東日本のヒトのための奈良市観光案内⑩ 奈良まち案内など
元林院をこえてさらに西に(市街地)のほうへ奈良公園の中をいくと、先ほどの猿沢池の南側に出てくる。かなり広い一帯で奈良町という。私の小さかった頃は古い住宅地であった。おそらくはお寺に物資を納入するお店や、お寺修理の大工さんが住んでいたと思われる。だんだん時代が進んで物資納入がどこからでも取り寄せられるようになると、こういういわば城下町みたいなものが必要なくなってきた。そこで御住みになっている人々が、この街並み景観を残して観光客お相手の街にしようとされているまちである。もう半世紀になるがやっと成功しそうなところである。古民家改造のカフェのそばに古い漢方薬屋さんがあったりしてこういう風情が楽しいという方はどうぞ。シカやカメや仏像が大事という方は飛ばしていただいていいと思う。御飯はここでお食べになってもいいし、先ほどの荒池付近の料亭でもいい。奈良公園を見ながら食べるのなら料亭であろう。最近はフランス料理店もできたと聞くが詳しくは知らない。
奈良町の中には古いお家の内部を常時公開をされているのがある。(無料)離れがあって、子供は離れで暮らしているが家督を引き継ぐとき、親が離れに移り子供は母屋に移るという。お互いに独立してそうで依存しあうという独特の文化が古い家から読み取れる。(これでは親が長生きして孫が大きくなるとどうするつもりだと突っ込みを入れたくなる。)
ここには奈良町資料館という常時公開の施設がある(無料)。この資料にみると意外にも、歴代奈良町奉行(奉行所は今の奈良女子大のところにあった)は、江戸で老中をするようなヒトの第一歩であったことが読み取れる。教科書に出てくるような偉い人の名前が出てくる。大きなお寺の中で出世競争を勝ち抜いてきた長老相手に、いかに今後出世を約束されているエリートとはいえまだ若いのでずいのでぶんご苦労があったろうと同情する。ここでもまれておけば、江戸城内の意地悪合戦なんかなんともなかったのかもしれない。
わたしは若いころ奈良の発展しない原因は、お寺の中の出世競争に伴う意地悪の文化が町全体を覆っているからだと思っていた。それもありかもしれないが、多分一番は江戸から孤立していたからだろう。天領だから参勤交代がない(これは大きかったと思う、江戸勤番侍が居ないのである)。街道沿いでないから物資文化の移動がない。灘は酒を造って江戸に送った。大阪は松前の昆布と土佐の鰹節と和歌山の醤油でだしを作って美味しいもの文化を作った。(物資の集散地だから食べ物だけに限らないが)京都は、キモノを江戸に売り込んで美の文化を作った。

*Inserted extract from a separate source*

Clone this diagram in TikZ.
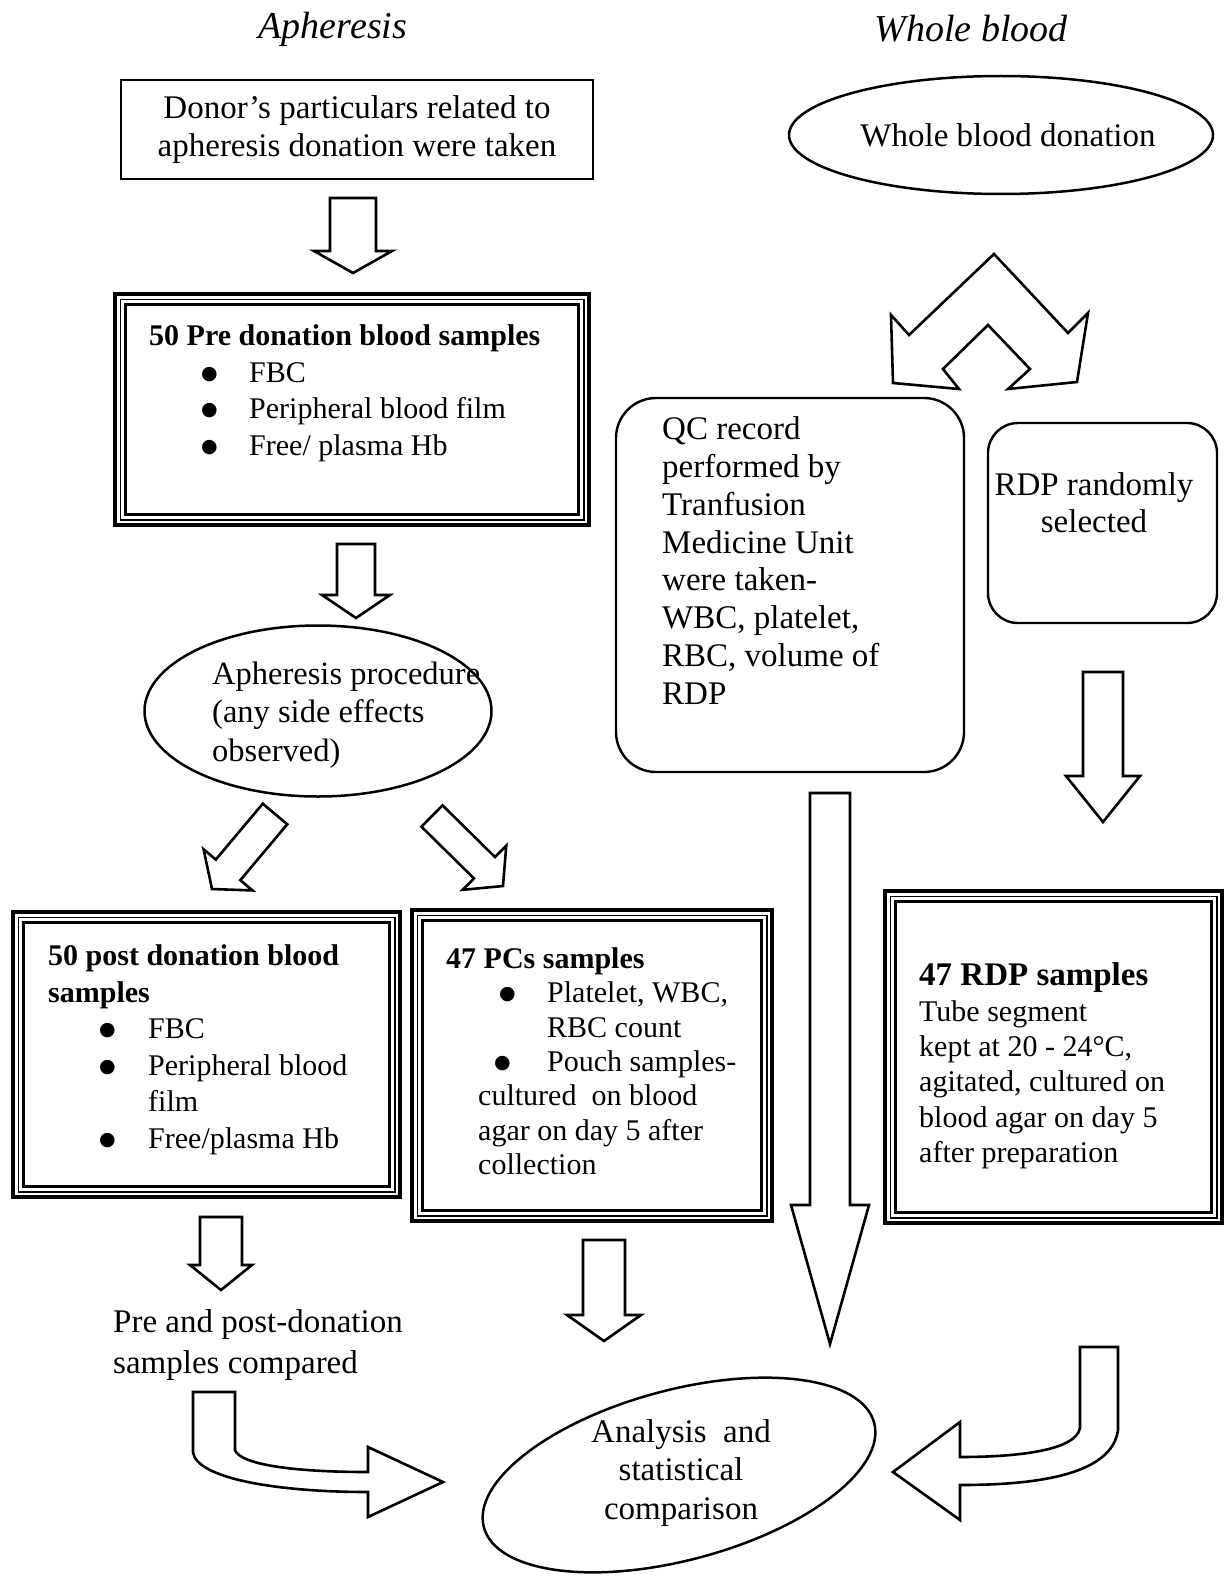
\documentclass[tikz,border=0pt]{standalone}
\usepackage{fontspec}
\setmainfont{Liberation Serif}
\newfontfamily\symfont{DejaVu Sans}
\usetikzlibrary{calc,shapes.geometric}
\tikzset{
  box/.style={draw, line width=2pt, align=center, inner sep=0pt, font=\fontsize{33}{38}\selectfont},
  oval/.style={draw, ellipse, line width=2.5pt, inner sep=0pt},
  rbox/.style={draw, line width=2.4pt, inner sep=0pt},
  txt/.style={inner sep=0pt, anchor=north west, align=left, font=\fontsize{33}{38}\selectfont},
  small/.style={inner sep=0pt, anchor=north west, align=left, font=\fontsize{30}{36.5}\selectfont},
  ttl/.style={inner sep=0pt, font=\fontsize{38}{44}\selectfont\itshape},
  blk/.style={draw, line width=2.6pt, fill=white, line join=miter},
}
\newcommand{\bul}[2]{\hspace*{#1pt}\makebox[#2pt][l]{\raisebox{3pt}{\symfont\fontsize{19}{19}\selectfont ●}}}
\newcommand{\blockarrow}[5]{%
  \coordinate (hb) at ($(#2)!#5pt!(#1)$);
  \draw[blk] ($(#1)!#3pt!90:(#2)$) -- ($(hb)!#3pt!90:(#2)$) -- ($(hb)!#4pt!90:(#2)$) -- (#2)
    -- ($(hb)!#4pt!-90:(#2)$) -- ($(hb)!#3pt!-90:(#2)$) -- ($(#1)!#3pt!-90:(#2)$) -- cycle;}
\newcommand{\tframe}[1]{%
  \draw[line width=4pt] ($(#1.north west)+(2,2)$) rectangle ($(#1.south east)+(-2,-2)$);
  \draw[line width=1.6pt] ($(#1.north west)+(7.5,7.5)$) rectangle ($(#1.south east)+(-7.5,-7.5)$);
  \draw[line width=3pt] ($(#1.north west)+(12.5,12.5)$) rectangle ($(#1.south east)+(-12.5,-12.5)$);}

\begin{document}
\begin{tikzpicture}[x=1pt,y=-1pt]
  \useasboundingbox (0,0) rectangle (1230,1581);
  \node[ttl] (tapher) at (333,29) {Apheresis};
  \node[ttl] (twhole) at (971,29) {Whole blood};

  \node[box, minimum width=472pt, minimum height=99pt] (donor) at (357,129.5)
    {Donor’s particulars related to\\apheresis donation were taken};
  \node[minimum width=478pt, minimum height=235pt, inner sep=0pt] (pre) at (352,409.5) {};
  \tframe{pre}
  \node[small, font=\fontsize{30}{36.7}\selectfont] (pretx) at (149,324.5)
    {\textbf{50 Pre donation blood samples}\\
     \bul{52}{48}FBC\\
     \bul{52}{48}Peripheral blood film\\
     \bul{52}{48}Free/ plasma Hb};
  \node[oval, minimum width=347pt, minimum height=171pt] (proc) at (318,711) {};
  \node[txt, font=\fontsize{32.5}{38.5}\selectfont] (proctx) at (212,661.5)
    {Apheresis procedure\\(any side effects\\observed)};

  \node[minimum width=391pt, minimum height=289pt, inner sep=0pt] (post) at (206.5,1054.5) {};
  \tframe{post}
  \node[small] (posttx) at (48,944.5)
    {\textbf{50 post donation blood}\\
     \textbf{samples}\\
     \bul{51}{49}FBC\\
     \bul{51}{49}Peripheral blood\\
     \hspace*{100pt}film\\
     \bul{51}{49}Free/plasma Hb};
  \node[minimum width=364pt, minimum height=315pt, inner sep=0pt] (pcs) at (592,1065.5) {};
  \tframe{pcs}
  \node[small, font=\fontsize{30}{34.3}\selectfont] (pcstx) at (446,947.5)
    {\textbf{47 PCs samples}\\
     \bul{53}{48}Platelet, WBC,\\
     \hspace*{101pt}RBC count\\
     \bul{48}{53}Pouch samples-\\
     \hspace*{32pt}cultured\ \ on blood\\
     \hspace*{32pt}agar on day 5 after\\
     \hspace*{32pt}collection};
  \node[txt, font=\fontsize{33}{40.5}\selectfont] (cmp) at (113,1309.5)
    {Pre and post-donation\\samples compared};

  \node[oval, minimum width=424pt, minimum height=118pt] (whole) at (1001,135) {};
  \node[inner sep=0pt, font=\fontsize{33}{38}\selectfont] (wholetx) at (1008,135) {Whole blood donation};
  \node[rbox, rounded corners=40pt, minimum width=348pt, minimum height=374pt] (qc) at (790,585) {};
  \node[txt, font=\fontsize{33}{37.8}\selectfont] (qctx) at (662,416.5)
    {QC record\\performed by\\Tranfusion\\Medicine Unit\\were taken-\\WBC, platelet,\\RBC, volume of\\RDP};
  \node[rbox, rounded corners=30pt, minimum width=229pt, minimum height=200pt] (sel) at (1102.5,523) {};
  \node[inner sep=0pt, align=center, font=\fontsize{33}{37}\selectfont] (seltx) at (1094,502.5)
    {RDP randomly\\selected};
  \node[minimum width=341pt, minimum height=336pt, inner sep=0pt] (rdp) at (1053.5,1057) {};
  \tframe{rdp}
  \node[small, font=\fontsize{30}{35.4}\selectfont] (rdptx) at (919,962.5)
    {{\fontsize{33}{35.4}\selectfont\bfseries 47 RDP samples}\\
     Tube segment\\
     kept at 20 - 24°C,\\
     agitated, cultured on\\
     blood agar on day 5\\
     after preparation};

  \node[oval, rotate=15, minimum width=404pt, minimum height=170pt] (ana) at (679,1475) {};
  \node[inner sep=0pt, align=center, font=\fontsize{33}{38.5}\selectfont] (anatx) at (681,1473)
    {Analysis\ \ and\\statistical\\comparison};

  \coordinate (a1s) at (353,198);  \coordinate (a1e) at (353,273);
  \coordinate (a2s) at (356,544);  \coordinate (a2e) at (356,618);
  \coordinate (a3s) at (275,814);  \coordinate (a3e) at (212,889);
  \coordinate (a4s) at (432,816);  \coordinate (a4e) at (503,886);
  \coordinate (a5s) at (221,1217); \coordinate (a5e) at (221,1290);
  \coordinate (a6s) at (604,1240); \coordinate (a6e) at (604,1341);
  \coordinate (a7s) at (830,793);  \coordinate (a7e) at (830,1344);
  \coordinate (a8s) at (1103,672); \coordinate (a8e) at (1103,822);
  \blockarrow{a1s}{a1e}{23}{39}{22}
  \blockarrow{a2s}{a2e}{19}{34}{23}
  \blockarrow{a3s}{a3e}{16}{32}{25}
  \blockarrow{a4s}{a4e}{15}{31}{26}
  \blockarrow{a5s}{a5e}{21}{31}{25}
  \blockarrow{a6s}{a6e}{21}{37}{26}
  \blockarrow{a7s}{a7e}{20}{39}{139}
  \blockarrow{a8s}{a8e}{20}{37}{46}

  \draw[blk] (994,254) -- (1068,333) -- (1088,313) -- (1077,382) -- (1008,389) -- (1030,369)
    -- (988,325) -- (943,369) -- (959,389) -- (893,383) -- (891,315) -- (909,335) -- cycle;
  \draw[blk] (193,1392) -- (235,1392) -- (235,1450) .. controls (240,1464) and (290,1472) .. (368,1472)
    -- (368,1447) -- (443,1482) -- (368,1517) -- (368,1492)
    .. controls (275,1492) and (196,1478) .. (193,1452) -- cycle;
  \draw[blk] (1080,1347) -- (1118,1347) -- (1118,1430) .. controls (1112,1474) and (1040,1485) .. (960,1485)
    -- (960,1520) -- (893,1472) -- (960,1422) -- (960,1457)
    .. controls (1020,1457) and (1076,1450) .. (1080,1428) -- cycle;
\end{tikzpicture}
\end{document}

街道沿いにないことは、文化が変化しないと考えられる。近頃目覚ましく変わってきたとは思うが、日本の中世(応仁の乱の前の頃)がそのまま保管されているようなところがある。もしリニア新幹線が奈良を通れば、江戸時代明治維新を飛ばして一気に近代に入るかもしれない。日本の中世を見たければ今が最後ですぞ。